I should note that I seem to be in the minority on the issue of Ambre Russe being far too thin. Take, for example, Luca Turin‘s admiring, four-star review in Perfumes: The A-Z Guide in which he writes:
Ambre Russe is quite simply the biggest, most over-the-top, most expansive, most nutritious amber in existence. If there was a cross between pipe tobacco and pain d’épices, this would be it. To call this an oriental is like saying that Nicholas II was no genius.
Notwithstanding that incredibly amusing last line, I couldn’t disagree more on the “nutritious,” expansive nature of Ambre Russe. But then, I rarely seem to agree with His Majesty….
There is a lot of love for Ambre Russe out there, along with a few polar opposite reactions. Perhaps the funniest (and my favorite) description for the perfume comes from Patty at The Perfume Posse who writes:
This amber rolls in fueled by vodka and lust after a handful of Exstasy and Coke hit the pleasure palace center of the brain, and you settle in for the long night partying in Kiev. As the morning light reveals the detritus of the night’s Pan-like revelry, you find yourself deep in conversation with a beautiful/handsome poet who talks about life and love as an art form, and the amber turns to beautiful glowing warmth, glad for human comfort and conversation. If only you could find your clothes, car and dignity, this would have been a great night.

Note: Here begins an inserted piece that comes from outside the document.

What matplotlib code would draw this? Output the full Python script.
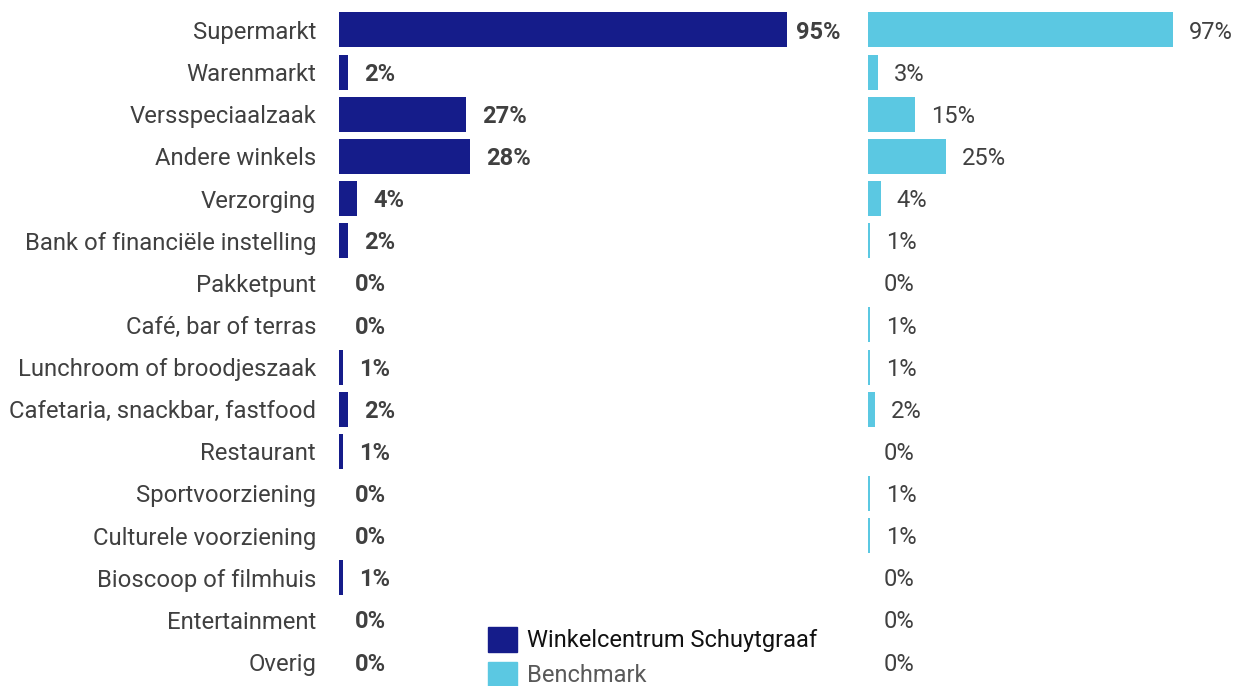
import matplotlib.pyplot as plt
from matplotlib.patches import Patch

plt.rcParams['font.family'] = ['Roboto', 'DejaVu Sans']

categories = ['Supermarkt', 'Warenmarkt', 'Versspeciaalzaak', 'Andere winkels',
              'Verzorging', 'Bank of financiële instelling', 'Pakketpunt',
              'Café, bar of terras', 'Lunchroom of broodjeszaak',
              'Cafetaria, snackbar, fastfood', 'Restaurant', 'Sportvoorziening',
              'Culturele voorziening', 'Bioscoop of filmhuis', 'Entertainment',
              'Overig']
schuytgraaf = [95, 1.9, 27, 27.8, 3.9, 1.9, 0, 0, 0.9, 1.9, 0.9, 0, 0, 0.9, 0, 0]
benchmark = [97, 3.2, 15, 24.8, 4.1, 0.7, 0, 0.7, 0.7, 2.2, 0, 0.7, 0.7, 0, 0, 0]
series_names = ['Winkelcentrum Schuytgraaf', 'Benchmark']

dark = '#151c8a'
light = '#5bc8e2'
txt = '#404040'

W, H = 1235, 686
fig = plt.figure(figsize=(W / 100, H / 100), dpi=100)

bottom = 1 - 683.1 / H
height = 674.2 / H
ax1 = fig.add_axes([339 / W, bottom, 472 / W, height])
ax2 = fig.add_axes([868 / W, bottom, 314 / W, height])

y = list(range(len(categories)))

for ax, vals, col, bold in [(ax1, schuytgraaf, dark, True),
                            (ax2, benchmark, light, False)]:
    ax.barh(y, vals, height=0.83, color=col)
    ax.set_xlim(0, 100)
    ax.set_ylim(len(categories) - 0.5, -0.5)
    for s in ax.spines.values():
        s.set_visible(False)
    ax.set_xticks([])
    for yi, v in zip(y, vals):
        off = 6 if v > 90 and bold else 11.5
        ax.annotate(f'{round(v):.0f}%', (v, yi), xytext=(off, -1.5),
                    textcoords='offset points', ha='left', va='center',
                    fontsize=17, color=txt,
                    fontweight='bold' if bold else 'normal')

ax1.set_yticks(y)
ax1.set_yticklabels(categories, fontsize=17.2, color=txt)
ax1.tick_params(axis='y', length=0, pad=16.5)
ax2.set_yticks([])

handles = [Patch(color=dark), Patch(color=light)]
leg = fig.legend(handles, series_names, loc='upper left',
                 bbox_to_anchor=(488 / W, 1 - 627 / H), frameon=False,
                 fontsize=17, handlelength=1.23, handleheight=1.23,
                 handletextpad=0.42, labelspacing=0.42, borderpad=0,
                 borderaxespad=0)
leg.get_texts()[0].set_color('#111111')
leg.get_texts()[1].set_color('#595959')

fig.savefig('out.png', dpi=100)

Absolutely fantastic! Another favorite comes from Fragrantica where “Espi” writes:
Wearing Ambre Russe is like sitting next to a drunk but very attractive Russian sailor in a nice and comfortable pub. The only thing I don’t really get is why he’s got spiced honey smeared all over his body! 🙂 Quite the intoxicating smell [….]

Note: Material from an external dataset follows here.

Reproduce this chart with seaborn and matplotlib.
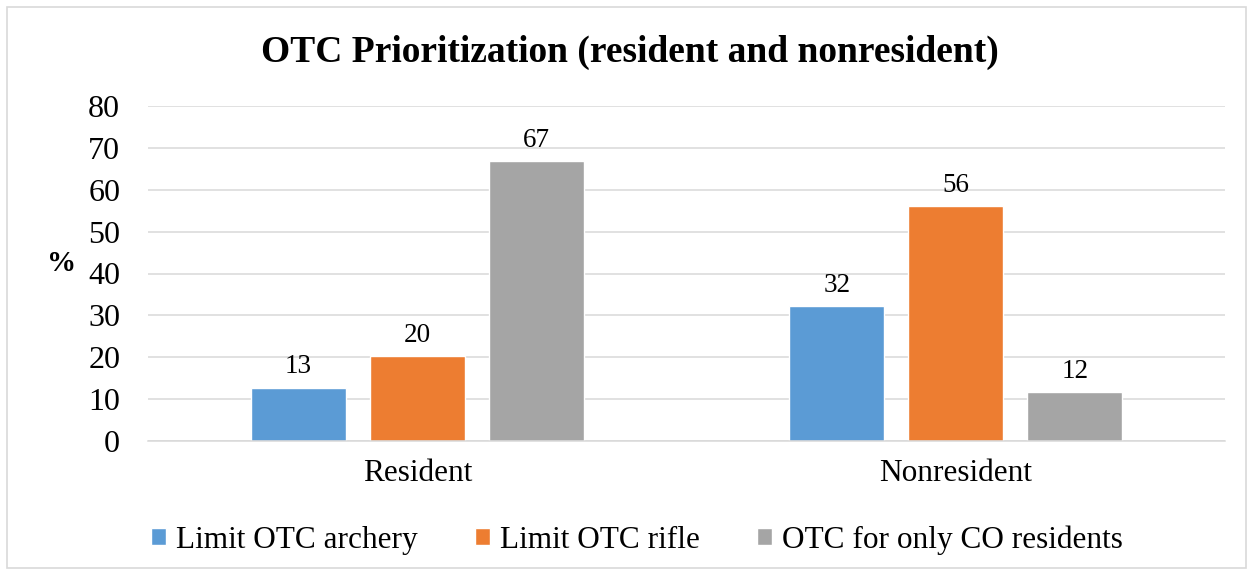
import matplotlib
matplotlib.use("Agg")
import matplotlib.pyplot as plt
import matplotlib.patches as mpatches
import seaborn as sns
import pandas as pd

groups = ["Resident", "Nonresident"]
series = ["Limit OTC archery", "Limit OTC rifle", "OTC for only CO residents"]
archery = [12.7, 32.2]
rifle = [20.3, 56.1]
co_only = [66.8, 11.7]
colors = ["#5B9BD5", "#ED7D31", "#A5A5A5"]
yticks = [0, 10, 20, 30, 40, 50, 60, 70, 80]

rows = []
for s, vals in zip(series, [archery, rifle, co_only]):
    for g, v in zip(groups, vals):
        rows.append({"group": g, "series": s, "value": v})
df = pd.DataFrame(rows)

sns.set_theme(style="white")
plt.rcParams["font.family"] = ["Liberation Serif", "DejaVu Serif"]
plt.rcParams["text.color"] = "black"
plt.rcParams["xtick.color"] = "black"
plt.rcParams["ytick.color"] = "black"
plt.rcParams["axes.labelcolor"] = "black"

fig = plt.figure(figsize=(12.53, 5.75), dpi=100)
ax = fig.add_axes([148/1253, 1-441/575, (1225-148)/1253, (441-106)/575])

sns.barplot(data=df, x="group", y="value", hue="series", order=groups,
            hue_order=series, palette=colors, width=0.663, gap=0.2,
            saturation=1, ax=ax, errorbar=None)

for c in ax.containers:
    ax.bar_label(c, fmt="%.0f", padding=6, fontsize=19.5, color="black")

ax.set_xlim(-0.5, 1.5)
ax.set_ylim(0, 80)
ax.set_yticks(yticks)
ax.tick_params(axis="y", labelsize=23, pad=20, length=0, labelcolor="black")
ax.tick_params(axis="x", labelsize=22.5, pad=13, length=0, labelcolor="black")
ax.yaxis.grid(True, color="#d9d9d9", linewidth=1.1)
ax.set_axisbelow(True)
for s in ["top", "right", "left"]:
    ax.spines[s].set_visible(False)
ax.spines["bottom"].set_color("#d9d9d9")
ax.spines["bottom"].set_linewidth(1.1)
ax.set_xlabel("")
ax.set_ylabel("%", rotation=0, fontsize=21, fontweight="bold", color="black")
ax.yaxis.set_label_coords(-0.08, 0.49)

handles, labels = ax.get_legend_handles_labels()
ax.get_legend().remove()
fig.legend(handles, labels, loc="center", bbox_to_anchor=(637/1253, 1-540/575),
           ncol=3, frameon=False, fontsize=22.5, handlelength=0.48, handleheight=0.48,
           handletextpad=0.3, columnspacing=1.85, labelcolor="black")

fig.text(630/1253, 1-52/575, "OTC Prioritization (resident and nonresident)",
         ha="center", va="center", fontsize=27, fontweight="bold", color="black")

fig.patches.append(mpatches.Rectangle((7/1253, 7/575), (1246-7)/1253, (568-7)/575,
                                      transform=fig.transFigure, fill=False,
                                      edgecolor="#d9d9d9", linewidth=1.2))

fig.savefig("out.png", dpi=100)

Others talk about leather armchairs, expensive cognac, cigars, and old-world, sophisticated opulence. On Luckyscent, more than a few have given descriptions similar in spirit to this one from “yonderblues” who writes about “a room lit by candles filled with ladies in brocade dresses, surrounded by chavalier in their tall leather boots, sabers slapping their thighs and the scent of tobacco trailing after them.” I personally think these descriptions would be more apt if Ambre Russe were not quite so lightweight and gauzy since that completely destroys any sense of “opulence” in my mind, but, again, I have very different standards and personal tastes.
The main objection by those who hate Ambre Russe is the booziness. On both Fragrantica and Luckyscent, the negative reviews seem to center upon the opinion that there is just too much damn alcohol and vodka in the perfume. A handful of those commentators state that they don’t drink and don’t want to smell as though they do (“I hate vodka. I don’t drink.”) which is an extremely valid consideration. I honestly don’t think the vodka is that strong, especially after the first 15 minutes, and thought the fruity champagne note was much more pronounced, but, clearly, it’s all still too much alcohol for some people. As with everything in perfumery, interpretations are subjective and depend on your personal tastes, preferences, and history.
All in all, if the notes sound appealing to you, and if you love very dry, boozy, spiced amber Orientals, I would definitely give Ambre Russe a sniff. Those who are completely phobic about cumin — in even its mildest, most microscopic manifestions — may think that the perfume smells like “Rasputin’s armpit” (to quote one commentator at the Perfume Posse), but I don’t think most people will. It’s a very pretty spiced amber, and I think it’s extremely evocative of Old Mother Russia.